Should a candidate, or outside groups backing that candidate, spend more than the amount of public money provided to their opponent through the law, the spending triggers the availability of additional public funds for the candidate’s opponent. Critics of the law argue the additional funding amounts to an unconstitutional restriction on the free speech of those running privately funded races.   

The case, McComish v. Bennett, carries the name of Arizona state Sen. John McComish (R), who argues the law has had a “chilling” effect, with candidates limiting their spending in an attempt to avoid triggering the matching funds for their opponents.
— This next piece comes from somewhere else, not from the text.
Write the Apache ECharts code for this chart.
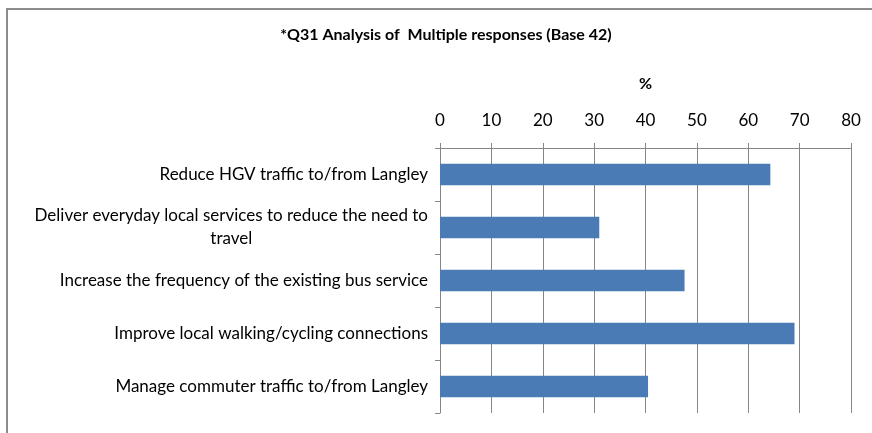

McComish was already handed a defeat in a federal appeals court, but the Supreme Court blocked Arizona from enforcing the “clean elections” law, pending its hearing of the case. 

Campaign finance watchdogs fear that in the wake of last year’s Citizens United decision, which paved the way for unlimited corporate spending in elections, the next step for the court could be a sweeping rejection of public financing laws.

“The case could have a broad impact on federal and state efforts to create alternative methods for funding election campaigns,” wrote the Campaign Legal Center’s Gerry Hebert and Tara Malloy. “Depending on its scope, an adverse ruling from the high court could undermine public financing systems across the country and increase still further the grossly disproportionate voice given to corporations and unions in our elections.”

In its history, the Supreme Court has issued just one ruling on public financing, explains SCOTUSblog’s Lyle Denniston. That came in the court’s landmark 1976 Buckly v. Valeo decision. 

In Buckley, the Court upheld a system of transferring taxpayer donations (through a tax return check-off) to presidential candidates who were willing to keep their campaign spending within specified federal limits. The Court there treated the subsidy system as a reform measure, remarking with approval that Congress had created that system “to reduce the deleterious influence of large contributions on our political process, to facilitate communication by candidates with the electorate, and to free candidates from the rigors of fund-raising.” The system, the Court said, actually supports the “general welfare” of the country.

But that measure had been attacked in Buckley by those who had been left out of the subsidies — minority parties and those running independently of political parties — and who wanted to share in the taxpayer donations. The new challenge now before the Supreme Court is by those who believe that public financing of candidates is not a “reform” at all, but a corruption of the campaign process by putting the government’s thumb on the scale to support one side: that is, those who get the subsidies.

Should the high court rule against the Arizona law, watchdog groups are hoping for a decision more narrow in scope than last year’s ruling in Citizens United.

Earlier this month, the high court did decline another campaign finance case. Former Rep. Joseph Cao (R-La.), along with the Republican National Committee, were challenging the constitutionality of limits on what political parties can spend in coordination with candidates.